Yapay Zeka · 4 dk okuma · 17 Nisan 2026
MERRIN: Benchmark for Multimodal Search in Noisy Web Data
New benchmark reveals AI agents struggle with real-world web search, achieving only 22% accuracy when retrieving and reasoning across mixed media sources.
Kaynak: arxiv/cs.AI · Han Wang, David Wan, Hyunji Lee, Thinh Pham, Mikaela Cankosyan, Weiyuan Chen, Elias Stengel-Eskin, Tu Vu, Mohit Bansal · orijinali aç ↗ ↗
MERRIN benchmark tests AI agents on retrieving and reasoning over multimodal, conflicting web evidence without explicit modality hints.
- — Benchmark uses natural language queries without telling agents which modalities to prioritize.
- — Incorporates video and audio alongside text, modalities often overlooked in prior benchmarks.
- — Tests three search modes: no search, native search, and agentic search with tool use.
- — Best agent achieves 40% accuracy; average across all agents is 22%.
- — Strong models like Gemini Deep Research over-explore, wasting resources on conflicting sources.
- — Agents rely too heavily on text and select sources inefficiently compared to human performance.

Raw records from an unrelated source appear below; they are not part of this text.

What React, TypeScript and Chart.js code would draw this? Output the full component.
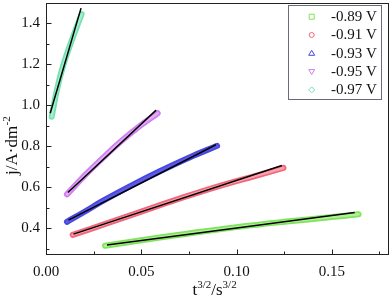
import React, { useEffect, useRef } from "react";
import { Chart, registerables } from "chart.js";

Chart.register(...registerables);

const SERIES_LABELS = ["-0.89 V", "-0.91 V", "-0.93 V", "-0.95 V", "-0.97 V"];
const SERIES_COLORS = ["#7fe35c", "#f2667a", "#4848e0", "#d07ff0", "#72e2b2"];
const SERIES_INNER = ["#b4f09a", "#f7a2ad", "#5a5ae6", "#e2aef5", "#a8efd0"];
const MARKERS = ["square", "circle", "triangle", "invTriangle", "diamond"];

// measured data bands (x: t^{3/2}/s^{3/2}, y: j/A·dm^-2)
const X_089 = [0.031, 0.05, 0.075, 0.1, 0.125, 0.15, 0.164];
const Y_089 = [0.315, 0.342, 0.375, 0.406, 0.432, 0.455, 0.469];
const X_091 = [0.014, 0.03, 0.05, 0.07, 0.09, 0.11, 0.1246];
const Y_091 = [0.368, 0.418, 0.482, 0.545, 0.604, 0.656, 0.695];
const X_093 = [0.011, 0.02, 0.03, 0.045, 0.06, 0.075, 0.0898];
const Y_093 = [0.432, 0.48, 0.535, 0.61, 0.68, 0.745, 0.803];
const X_095 = [0.011, 0.02, 0.03, 0.04, 0.05, 0.0586];
const Y_095 = [0.566, 0.655, 0.745, 0.83, 0.905, 0.962];
const X_097 = [0.003, 0.0057, 0.0092, 0.0135, 0.0187];
const Y_097 = [0.945, 1.075, 1.2, 1.317, 1.446];

// linear fit lines (endpoints)
const FIT_X = [
  [0.032, 0.162],
  [0.0144, 0.1238],
  [0.0118, 0.0892],
  [0.0115, 0.0578],
  [0.0022, 0.0184],
];
const FIT_Y = [
  [0.319, 0.478],
  [0.372, 0.707],
  [0.44, 0.808],
  [0.575, 0.977],
  [0.962, 1.475],
];

const X_TICKS = [0, 0.05, 0.1, 0.15];
const X_MINOR = [0.025, 0.075, 0.125, 0.175];
const Y_TICKS = [0.4, 0.6, 0.8, 1.0, 1.2, 1.4];
const Y_MINOR = [0.3, 0.5, 0.7, 0.9, 1.1, 1.3];
const X_MIN = 0, X_MAX = 0.18, Y_MIN = 0.27, Y_MAX = 1.5;

const SERIES_X = [X_089, X_091, X_093, X_095, X_097];
const SERIES_Y = [Y_089, Y_091, Y_093, Y_095, Y_097];

const FONT = "'Liberation Serif', 'Times New Roman', serif";
const AXIS_COLOR = "#222";

function drawMarker(ctx: CanvasRenderingContext2D, kind: string, x: number, y: number, r: number) {
  ctx.beginPath();
  if (kind === "square") {
    ctx.rect(x - r, y - r, 2 * r, 2 * r);
  } else if (kind === "circle") {
    ctx.arc(x, y, r, 0, Math.PI * 2);
  } else if (kind === "triangle") {
    ctx.moveTo(x, y - r - 0.5);
    ctx.lineTo(x + r + 0.5, y + r - 0.5);
    ctx.lineTo(x - r - 0.5, y + r - 0.5);
    ctx.closePath();
  } else if (kind === "invTriangle") {
    ctx.moveTo(x, y + r + 0.5);
    ctx.lineTo(x + r + 0.5, y - r + 0.5);
    ctx.lineTo(x - r - 0.5, y - r + 0.5);
    ctx.closePath();
  } else {
    ctx.moveTo(x, y - r - 0.5);
    ctx.lineTo(x + r + 0.5, y);
    ctx.lineTo(x, y + r + 0.5);
    ctx.lineTo(x - r - 0.5, y);
    ctx.closePath();
  }
  ctx.stroke();
}

const framePlugin = {
  id: "frame",
  afterDraw(chart: any) {
    const { ctx, chartArea: a, scales } = chart;
    const xs = scales.x, ys = scales.y;
    ctx.save();
    ctx.strokeStyle = AXIS_COLOR;
    ctx.lineWidth = 1;
    ctx.strokeRect(Math.round(a.left) + 0.5, Math.round(a.top) + 0.5, Math.round(a.right - a.left) - 1, Math.round(a.bottom - a.top) - 1);
    ctx.beginPath();
    const bottom = Math.round(a.bottom) - 0.5;
    const left = Math.round(a.left) + 0.5;
    X_TICKS.forEach((v) => {
      const px = Math.round(xs.getPixelForValue(v)) + 0.5;
      if (v === X_MIN) return;
      ctx.moveTo(px, bottom);
      ctx.lineTo(px, bottom - 5);
    });
    X_MINOR.forEach((v) => {
      const px = Math.round(xs.getPixelForValue(v)) + 0.5;
      ctx.moveTo(px, bottom);
      ctx.lineTo(px, bottom - 3);
    });
    Y_TICKS.forEach((v) => {
      const py = Math.round(ys.getPixelForValue(v)) + 0.5;
      ctx.moveTo(left, py);
      ctx.lineTo(left + 5, py);
    });
    Y_MINOR.forEach((v) => {
      const py = Math.round(ys.getPixelForValue(v)) + 0.5;
      ctx.moveTo(left, py);
      ctx.lineTo(left + 3, py);
    });
    ctx.stroke();

    // Legend
    const lx = 288, ly = 5, lw = 93, lh = 94;
    ctx.fillStyle = "#fff";
    ctx.fillRect(lx, ly, lw, lh);
    ctx.strokeStyle = "#6a6a78";
    ctx.strokeRect(lx + 0.5, ly + 0.5, lw, lh);
    ctx.font = `15px ${FONT}`;
    ctx.textBaseline = "middle";
    ctx.textAlign = "left";
    SERIES_LABELS.forEach((lab, i) => {
      const yy = 16.7 + i * 18.3;
      ctx.strokeStyle = SERIES_COLORS[i];
      ctx.lineWidth = 1;
      drawMarker(ctx, MARKERS[i], 311.7, yy, 2.5);
      ctx.fillStyle = "#111";
      ctx.fillText(lab, 331, yy + 0.5);
    });

    // Y axis title
    ctx.fillStyle = "#111";
    ctx.save();
    ctx.translate(17, 175);
    ctx.rotate(-Math.PI / 2);
    ctx.textBaseline = "alphabetic";
    ctx.font = `17px ${FONT}`;
    const main = "j/A\u00b7dm";
    ctx.fillText(main, 0, 0);
    const w = ctx.measureText(main).width;
    ctx.font = `11px ${FONT}`;
    ctx.fillText("-2", w + 0.5, -7);
    ctx.restore();

    // X axis title
    ctx.textBaseline = "alphabetic";
    let cx = 192.5;
    const by = 295;
    const parts: [string, boolean][] = [["t", false], ["3/2", true], ["/s", false], ["3/2", true]];
    parts.forEach(([t, sup]) => {
      ctx.font = sup ? `11px ${FONT}` : `17px ${FONT}`;
      ctx.fillText(t, cx, sup ? by - 7 : by);
      cx += ctx.measureText(t).width;
    });
    ctx.restore();
  },
};

export default function App() {
  const ref = useRef<HTMLCanvasElement | null>(null);
  useEffect(() => {
    document.body.style.margin = "0";
    const canvas = ref.current!;
    const bands = SERIES_X.map((xs, i) => ({
      label: SERIES_LABELS[i],
      data: xs.map((x, j) => ({ x, y: SERIES_Y[i][j] })),
      showLine: true,
      borderColor: SERIES_COLORS[i],
      backgroundColor: SERIES_COLORS[i],
      borderWidth: 6,
      borderCapStyle: "round" as const,
      borderJoinStyle: "round" as const,
      pointRadius: 0,
      tension: 0.4,
      order: 3,
    }));
    const inners = SERIES_X.map((xs, i) => ({
      label: "inner " + SERIES_LABELS[i],
      data: xs.map((x, j) => ({ x, y: SERIES_Y[i][j] })),
      showLine: true,
      borderColor: SERIES_INNER[i],
      borderWidth: 2.5,
      borderCapStyle: "round" as const,
      pointRadius: 0,
      tension: 0.4,
      order: 2,
    }));
    const fits = FIT_X.map((xs, i) => ({
      label: "fit " + SERIES_LABELS[i],
      data: xs.map((x, j) => ({ x, y: FIT_Y[i][j] })),
      showLine: true,
      borderColor: "#000",
      borderWidth: 1.5,
      pointRadius: 0,
      order: 1,
    }));
    const chart = new Chart(canvas, {
      type: "scatter",
      data: { datasets: [...fits, ...inners, ...bands] as any },
      options: {
        animation: false,
        responsive: false,
        events: [],
        layout: { padding: { top: 3, right: 3, left: 0, bottom: 0 } },
        plugins: { legend: { display: false }, tooltip: { enabled: false } },
        scales: {
          x: {
            type: "linear",
            min: X_MIN,
            max: X_MAX,
            afterBuildTicks: (s: any) => {
              s.ticks = X_TICKS.map((v) => ({ value: v }));
            },
            afterFit: (s: any) => {
              s.height = 50;
              s.paddingLeft = 0;
              s.paddingRight = 0;
            },
            grid: { display: false, drawTicks: false },
            border: { display: false },
            ticks: {
              padding: 8,
              color: "#111",
              font: { family: FONT, size: 15 },
              callback: (v: any) => Number(v).toFixed(2),
              maxRotation: 0,
            },
          },
          y: {
            type: "linear",
            min: Y_MIN,
            max: Y_MAX,
            afterBuildTicks: (s: any) => {
              s.ticks = Y_TICKS.map((v) => ({ value: v }));
            },
            afterFit: (s: any) => {
              s.width = 46;
              s.paddingTop = 0;
              s.paddingBottom = 0;
            },
            grid: { display: false, drawTicks: false },
            border: { display: false },
            ticks: {
              padding: 6,
              color: "#111",
              font: { family: FONT, size: 15 },
              callback: (v: any) => Number(v).toFixed(1),
            },
          },
        },
      },
      plugins: [framePlugin],
    });
    return () => chart.destroy();
  }, []);
  return (
    <div style={{ width: 392, height: 305 }}>
      <canvas ref={ref} width={392} height={305} style={{ display: "block" }} />
    </div>
  );
}
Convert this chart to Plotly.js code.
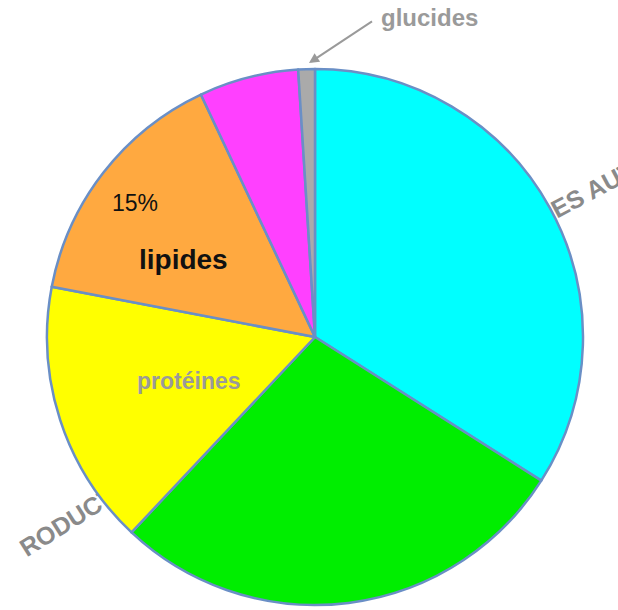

- — Benchmark reflects real-world web search: underspecified queries, heterogeneous results, conflicting claims.
Sık sorulanlar
- MERRIN is a benchmark that tests AI agents on retrieving and reasoning over multimodal evidence (text, video, audio) from noisy web sources. It matters because real-world search queries are ambiguous and web results often conflict. MERRIN measures whether agents can decide which modalities are relevant and integrate contradictory information—tasks current agents perform poorly at, with best-in-class models reaching only 40% accuracy.